4
$\begingroup$

I'm trying to find an example to show that the product of two non-zero symmetric matrices can be anti-symmetric.

I've proven that this is impossible for 2x2 matrices.

For 3x3 matrices, I've formulated a set of linear equations in 12 variables and used MATLAB to try and find a solution, to no avail.

So, is this possible, and if so, what is the best method to use to formulate an example? If not, what is the best way to prove that it is impossible for matrices of size n (n arbitrary natural number)?

With very many thanks,

Froskoy.

  • 0
    Yes. I believe skew-symmetric is a more commonly used term. Thanks.2012-05-06

3 Answers 3

4

Of course, it's not possible in dimension $1$. If the dimension $d$ is greater than $2$, then let $A=(a_{l, r})_{1\leq l,r\leq d}$ and $B=(b_{l, r})_{1\leq l,r\leq d}$, with $a_{1,1}=1$, $b_{2,2}= 1$ and all the other entries are $0$. Then $A$ and $B$ are non-zero, symmetric and $AB=0$, which is skew-symmetric.

2

This is not an answer, just an observation. Matrices are all real.

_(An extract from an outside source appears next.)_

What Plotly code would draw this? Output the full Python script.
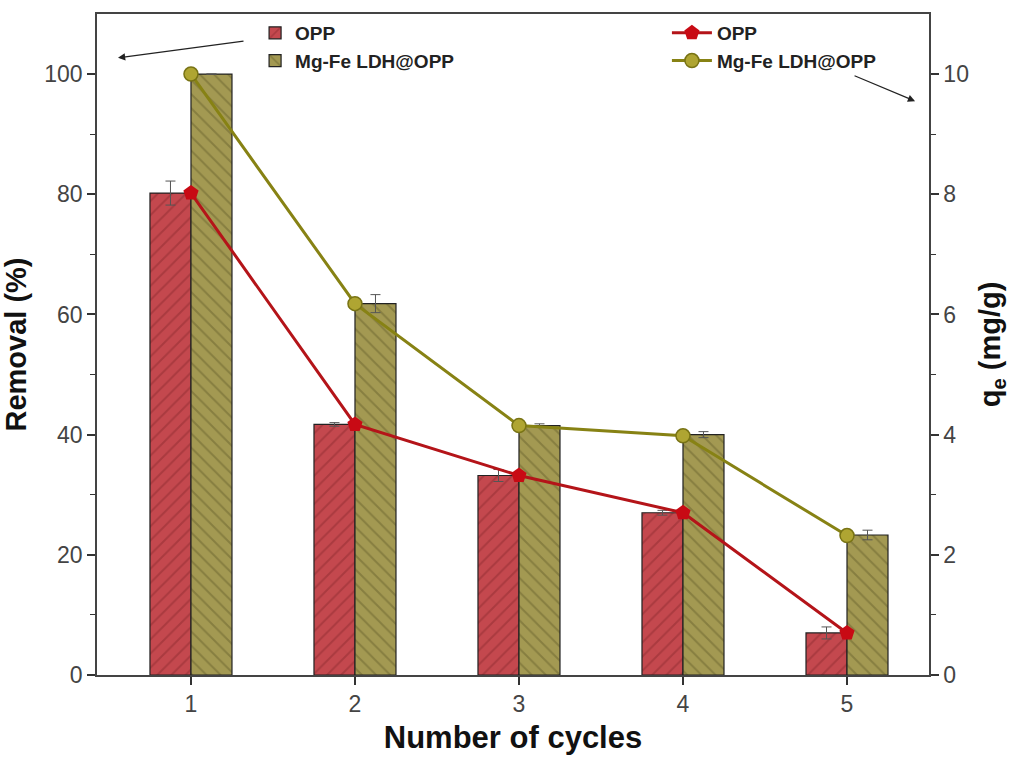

You can show that if $A$ is symmetric definite positive and $B$ is any symmetric matrix, then $AB$ is diagonalizable (over $\mathbb{R}$) and hence can only be skew-symmetric when $B=0$, because the only skew-symmetric matrix which is diagonalisable (over $\mathbb{R}$) is the $0$ matrix. I wonder what happens if $A$ is assumed invertible but not of definite sign...

0

Say you have two symmetric matrices, $A$ and $B$; In order for their product to be anti-symmetric, i.e, for $(AB)=-(AB)^T$, $AB=-BA$, i.e. they anti-commute.